Ensuite, comme le Maroc, avec son ambitieux programme «Maroc Métiers d’Avenir», le Sénégal cherche à créer un pôle manufacturier à haute valeur ajoutée à travers des industries d’assemblage (produits blancs en électronique, chantiers navals pour la production de bateaux de pêche, câblage automobile, ferroviaire ou aéronautique) ou des industries de transformation (sidérurgie).
Par conséquent, si le Maroc a fait des «Métiers d’Avenir» le cœur de sa politique industrielle qui porte pour les années à venir son émergence, on le voit mal, partager le leadership de ce secteur avec d’autres pays de la CEDEAO, ni d’envisager des délocalisations.
La tragédie industrielle du compagnonnage Air Sénégal-Royal Air Maroc pourrait ne pas être un cas isolé, entre autres secteurs.
Les freins potentiels à l’investissement
La conséquence d’une adhésion du Maroc inquiète grandement la communauté des entrepreneurs qui sont campés dans une posture attentiste et de de résistance. Ainsi, ils sont 81% d’entrepreneurs du secteur industriel à un retrait total ou partiel de leurs activités. Sur cette population cible, 83% se disent convaincus que leur entreprise ne survivra pas au bout d’un an à l’entrée des produits marocains exonérés de droits de douane dans leur secteur d’activité. Selon ces mêmes enquêtés, 37% disent vouloir se reconvertir dans le commerce et 5% n’ont pas d’avis sur la question.
D’ailleurs, les produits industriels sénégalais seront les premiers à faire les frais de la politique agressive de conquête industrielle du Maroc.

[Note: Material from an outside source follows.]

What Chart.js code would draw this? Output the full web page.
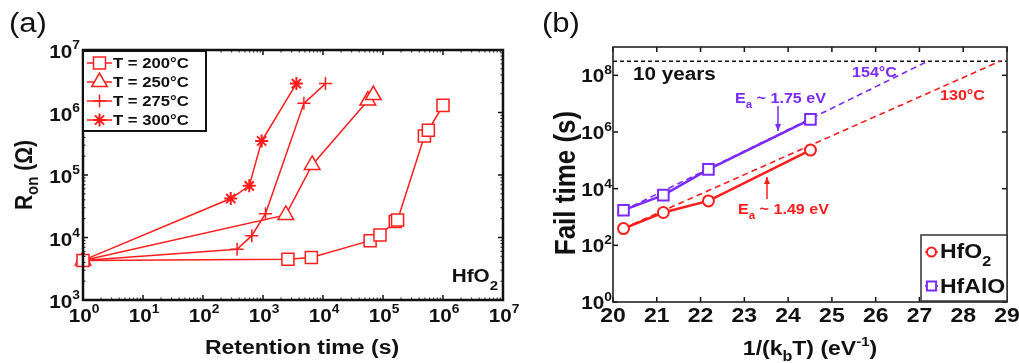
<!DOCTYPE html>
<html>
<head>
<meta charset="utf-8">
<script src="https://cdn.jsdelivr.net/npm/chart.js@4.4.0/dist/chart.umd.min.js"></script>
<style>
  html, body { margin: 0; padding: 0; background: #fff; }
  #wrap { position: relative; width: 1019px; height: 363px; }
  #chartA { position: absolute; left: 0; top: 0; }
  #chartB { position: absolute; left: 510px; top: 0; }
</style>
</head>
<body>
<div id="wrap">
  <canvas id="chartB" width="509" height="363"></canvas>
  <canvas id="chartA" width="540" height="363"></canvas>
</div>
<script>
'use strict';

// ---- panel (a): R_on vs retention time ----
var tempLabels = ['T = 200°C', 'T = 250°C', 'T = 275°C', 'T = 300°C'];
var time200 = [1, 2600, 6400, 61000, 89000, 160000, 175000, 490000, 570000, 1000000];
var ron200 = [4300, 4500, 4800, 8900, 11000, 18000, 19000, 420000, 520000, 1300000];
var time250 = [1, 2400, 6600, 56000, 69000];
var ron250 = [4300, 23000, 145000, 1550000, 1900000];
var time275 = [1, 370, 650, 1100, 4800, 11000];
var ron275 = [4300, 6500, 10700, 24000, 1400000, 2900000];
var time300 = [1, 290, 590, 950, 3600];
var ron300 = [4300, 42000, 67000, 350000, 2900000];
var retentionTicks = [1, 10, 100, 1e3, 1e4, 1e5, 1e6, 1e7];
var ronTicks = [1e3, 1e4, 1e5, 1e6, 1e7];

// ---- panel (b): fail time vs 1/(kT) ----
var materials = ['HfO', 'HfAlO'];
var invKT = [20.24, 21.15, 22.18, 24.51];
var failHfO2 = [390, 1440, 3700, 230000];
var failHfAlO = [1740, 5900, 48000, 2800000];
var fitHfO2X = [20.24, 28.84];
var fitHfO2Y = [400, 3.15e8];
var fitHfAlOX = [20.24, 27.19];
var fitHfAlOY = [1700, 3.15e8];
var tenYearsX = [20, 29];
var tenYearsY = [3.15e8, 3.15e8];
var kTTicks = [20, 21, 22, 23, 24, 25, 26, 27, 28, 29];
var failTicks = [1, 1e2, 1e4, 1e6, 1e8];

var RED = 'rgb(255,28,28)';
var PURPLE = 'rgb(122,42,255)';
var FONT = '"Liberation Sans", Arial, sans-serif';
var SX = 1.15; // the figure text is a bit wide

function pts(xs, ys) {
    return xs.map(function (x, i) { return { x: x, y: ys[i] }; });
}

function exp10(v) {
    return String(Math.round(Math.log10(v)));
}

// parts: [text, size, dy, weight]
function richText(ctx, parts, x, y, align, color, rot) {
    var w = 0;
    parts.forEach(function (p) {
        ctx.font = (p[3] || 'bold') + ' ' + p[1] + 'px ' + FONT;
        w += ctx.measureText(p[0]).width;
    });
    ctx.save();
    ctx.fillStyle = color || '#111';
    ctx.textAlign = 'left';
    ctx.textBaseline = 'alphabetic';
    var start;
    if (rot) {
        ctx.translate(x, y);
        ctx.rotate(-Math.PI / 2);
        ctx.scale(1, SX);
        start = -w / 2;
    } else {
        var sw = w * SX;
        var left = align === 'center' ? x - sw / 2 : (align === 'right' ? x - sw : x);
        ctx.translate(left, y);
        ctx.scale(SX, 1);
        start = 0;
    }
    var cx = start;
    parts.forEach(function (p) {
        ctx.font = (p[3] || 'bold') + ' ' + p[1] + 'px ' + FONT;
        ctx.fillText(p[0], cx, p[2] || 0);
        cx += ctx.measureText(p[0]).width;
    });
    ctx.restore();
}

function seg(ctx, x1, y1, x2, y2) {
    ctx.beginPath();
    ctx.moveTo(x1, y1);
    ctx.lineTo(x2, y2);
    ctx.stroke();
}

function arrow(ctx, x, y1, y2, color) {
    ctx.save();
    ctx.strokeStyle = color;
    ctx.fillStyle = color;
    ctx.lineWidth = 1.5;
    seg(ctx, x, y1, x, y2);
    var d = y2 > y1 ? 1 : -1;
    ctx.beginPath();
    ctx.moveTo(x, y2);
    ctx.lineTo(x - 3, y2 - d * 7);
    ctx.lineTo(x + 3, y2 - d * 7);
    ctx.closePath();
    ctx.fill();
    ctx.restore();
}

function marker(ctx, style, radius, bw, color, x, y) {
    ctx.save();
    ctx.strokeStyle = color;
    ctx.fillStyle = '#fff';
    ctx.lineWidth = bw;
    Chart.helpers.drawPoint(ctx, { pointStyle: style, radius: radius, borderWidth: bw, rotation: 0 }, x, y);
    ctx.restore();
}

function drawTicks(chart, xTicks, yTicks, len, width, minor) {
    var ctx = chart.ctx, a = chart.chartArea;
    var xs = chart.scales.x, ys = chart.scales.y;
    ctx.save();
    ctx.strokeStyle = '#111';
    ctx.lineWidth = width;
    xTicks.forEach(function (v) {
        var px = xs.getPixelForValue(v);
        seg(ctx, px, a.bottom, px, a.bottom - len);
        seg(ctx, px, a.top, px, a.top + len);
    });
    yTicks.forEach(function (v) {
        var py = ys.getPixelForValue(v);
        seg(ctx, a.left, py, a.left + len, py);
        seg(ctx, a.right, py, a.right - len, py);
    });
    if (minor) {
        ctx.lineWidth = 1;
        xTicks.slice(0, -1).forEach(function (v) {
            for (var m = 2; m < 10; m++) {
                var px = xs.getPixelForValue(v * m);
                seg(ctx, px, a.bottom, px, a.bottom - len / 2);
                seg(ctx, px, a.top, px, a.top + len / 2);
            }
        });
        yTicks.slice(0, -1).forEach(function (v) {
            for (var m = 2; m < 10; m++) {
                var py = ys.getPixelForValue(v * m);
                seg(ctx, a.left, py, a.left + len / 2, py);
                seg(ctx, a.right, py, a.right - len / 2, py);
            }
        });
    }
    ctx.restore();
}

var panelA = {
    id: 'panelA',
    afterDatasetsDraw: function (chart) {
        var ctx = chart.ctx, a = chart.chartArea;
        var xs = chart.scales.x, ys = chart.scales.y;
        drawTicks(chart, retentionTicks, ronTicks, 5, 1.5, true);
        ctx.save();
        ctx.lineWidth = 2.5;
        ctx.strokeStyle = '#111';
        ctx.strokeRect(a.left, a.top, a.right - a.left, a.bottom - a.top);
        ctx.restore();

        retentionTicks.forEach(function (v) {
            richText(ctx, [['10', 18], [exp10(v), 12, -9]], xs.getPixelForValue(v) + 1, a.bottom + 22, 'center');
        });
        ronTicks.forEach(function (v) {
            richText(ctx, [['10', 18], [exp10(v), 12, -9]], a.left - 3, ys.getPixelForValue(v) + 8, 'right');
        });
        richText(ctx, [['Retention time (s)', 20]], 302, 354, 'center');
        richText(ctx, [['R', 21], ['on', 15, 5], [' (Ω)', 21]], 32, 175, 'center', '#111', true);
        richText(ctx, [['HfO', 18], ['2', 13, 8]], 498, 282, 'right');
        richText(ctx, [['(a)', 27, 0, 'normal']], 9, 32, 'left');

        // legend
        ctx.save();
        ctx.fillStyle = '#fff';
        ctx.fillRect(a.left, a.top, 123, 80);
        ctx.lineWidth = 2;
        ctx.strokeStyle = '#111';
        ctx.strokeRect(a.left, a.top + 1, 123, 80);
        chart.data.datasets.forEach(function (ds, i) {
            var y = a.top + 13 + i * 19;
            ctx.strokeStyle = ds.borderColor;
            ctx.lineWidth = 1.5;
            seg(ctx, a.left + 4, y, a.left + 29, y);
            marker(ctx, ds.pointStyle, ds.pointRadius, ds.pointBorderWidth, ds.borderColor, a.left + 16.5, y);
            richText(ctx, [[ds.label, 14.5]], a.left + 30, y + 5, 'left');
        });
        ctx.restore();
    }
};

var panelB = {
    id: 'panelB',
    afterDatasetsDraw: function (chart) {
        var ctx = chart.ctx, a = chart.chartArea;
        var xs = chart.scales.x, ys = chart.scales.y;
        drawTicks(chart, kTTicks, failTicks, 5, 1.5, false);
        ctx.save();
        ctx.lineWidth = 1.6;
        ctx.strokeStyle = '#222';
        ctx.strokeRect(a.left, a.top, a.right - a.left, a.bottom - a.top);
        ctx.restore();

        kTTicks.forEach(function (v) {
            richText(ctx, [[String(v), 20]], xs.getPixelForValue(v), a.bottom + 20, 'center');
        });
        failTicks.forEach(function (v) {
            richText(ctx, [['10', 18], [exp10(v), 12, -8]], a.left - 1, ys.getPixelForValue(v) + 7, 'right');
        });
        richText(ctx, [['1/(k', 20], ['b', 14, 6], ['T) (eV', 20], ['-1', 13, -9], [')', 20]], 300, 355, 'center');
        richText(ctx, [['Fail time (s)', 26]], 65, 183, 'center', '#111', true);
        richText(ctx, [['(b)', 27, 0, 'normal']], 32, 32, 'left');

        // annotations
        richText(ctx, [['10 years', 18]], 123, 80, 'left');
        richText(ctx, [['154°C', 14]], 342, 77, 'left', PURPLE);
        richText(ctx, [['130°C', 14]], 430, 100, 'left', RED);
        richText(ctx, [['E', 14], ['a', 10, 5], [' ~ 1.75 eV', 14]], 225, 103, 'left', PURPLE);
        arrow(ctx, 268, 106, 131, PURPLE);
        richText(ctx, [['E', 14], ['a', 10, 5], [' ~ 1.49 eV', 14]], 228, 214, 'left', RED);
        arrow(ctx, 257, 199, 177, RED);

        // legend
        ctx.save();
        ctx.fillStyle = '#fff';
        ctx.fillRect(411, 235, 86, 66);
        ctx.lineWidth = 1.5;
        ctx.strokeStyle = '#333';
        ctx.strokeRect(411, 235, 86, 66);
        [0, 1].forEach(function (i) {
            var ds = chart.data.datasets[i];
            var y = 252 + i * 34;
            ctx.strokeStyle = ds.borderColor;
            ctx.lineWidth = 1.5;
            seg(ctx, 415, y, 428, y);
            marker(ctx, ds.pointStyle, ds.pointRadius - 1, ds.pointBorderWidth, ds.borderColor, 421.5, y);
        });
        richText(ctx, [[materials[0], 20], ['2', 14, 8]], 430, 258, 'left');
        richText(ctx, [[materials[1], 20]], 430, 293, 'left');
        ctx.restore();
    }
};

function seriesA(i, xs, ys, style, radius, bw) {
    return {
        label: tempLabels[i],
        data: pts(xs, ys),
        borderColor: RED,
        backgroundColor: '#fff',
        borderWidth: 1.5,
        pointStyle: style,
        pointRadius: radius,
        pointBorderWidth: bw,
        pointBorderColor: RED,
        pointBackgroundColor: '#fff',
        tension: 0,
        clip: false
    };
}

new Chart(document.getElementById('chartA'), {
    type: 'line',
    data: {
        datasets: [
            seriesA(0, time200, ron200, 'rect', 8.5, 1.5),
            seriesA(1, time250, ron250, 'triangle', 9, 1.5),
            seriesA(2, time275, ron275, 'cross', 6.5, 1.5),
            seriesA(3, time300, ron300, 'star', 6.5, 2)
        ]
    },
    options: {
        responsive: false,
        animation: false,
        events: [],
        layout: { padding: { left: 83, right: 37, top: 50, bottom: 63 } },
        scales: {
            x: { type: 'logarithmic', min: 1, max: 1e7, display: false },
            y: { type: 'logarithmic', min: 1e3, max: 1e7, display: false }
        },
        plugins: { legend: { display: false }, tooltip: { enabled: false } }
    },
    plugins: [panelA]
});

new Chart(document.getElementById('chartB'), {
    type: 'line',
    data: {
        datasets: [
            {
                label: 'HfO2',
                data: pts(invKT, failHfO2),
                borderColor: RED,
                borderWidth: 2.5,
                pointStyle: 'circle',
                pointRadius: 5.5,
                pointBorderWidth: 2,
                pointBorderColor: RED,
                pointBackgroundColor: '#fff',
                order: 1,
                clip: false
            },
            {
                label: 'HfAlO',
                data: pts(invKT, failHfAlO),
                borderColor: PURPLE,
                borderWidth: 2.5,
                pointStyle: 'rect',
                pointRadius: 7.5,
                pointBorderWidth: 2,
                pointBorderColor: PURPLE,
                pointBackgroundColor: '#fff',
                order: 1,
                clip: false
            },
            {
                label: 'HfO2 fit',
                data: pts(fitHfO2X, fitHfO2Y),
                borderColor: RED,
                borderWidth: 1.6,
                borderDash: [6, 4],
                pointRadius: 0,
                order: 2
            },
            {
                label: 'HfAlO fit',
                data: pts(fitHfAlOX, fitHfAlOY),
                borderColor: PURPLE,
                borderWidth: 1.6,
                borderDash: [6, 4],
                pointRadius: 0,
                order: 2
            },
            {
                label: '10 years',
                data: pts(tenYearsX, tenYearsY),
                borderColor: '#111',
                borderWidth: 1.4,
                borderDash: [4, 3],
                pointRadius: 0,
                order: 3
            }
        ]
    },
    options: {
        responsive: false,
        animation: false,
        events: [],
        layout: { padding: { left: 103, right: 12, top: 47, bottom: 61 } },
        scales: {
            x: { type: 'linear', min: 20, max: 29, display: false },
            y: { type: 'logarithmic', min: 1, max: 1e9, display: false }
        },
        plugins: { legend: { display: false }, tooltip: { enabled: false } }
    },
    plugins: [panelB]
});
</script>
</body>
</html>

«La quasi-totalité se dit désorientée par l’imprévisibilité dans l’environnement consécutif à la décision d’intégrer le Maroc sans information, ni concertation, ni évaluation préalable des conséquences sur leurs activités. Par ces faits, ils estiment ne plus être mesure de faire confiance aux décideurs. Ce sentiment que ni leurs intérêts, ni leurs avis ne sont pris en compte pour des décisions qui impactent leurs activités, pourrait constituer un puissant frein à l’investissement » a conclu le document.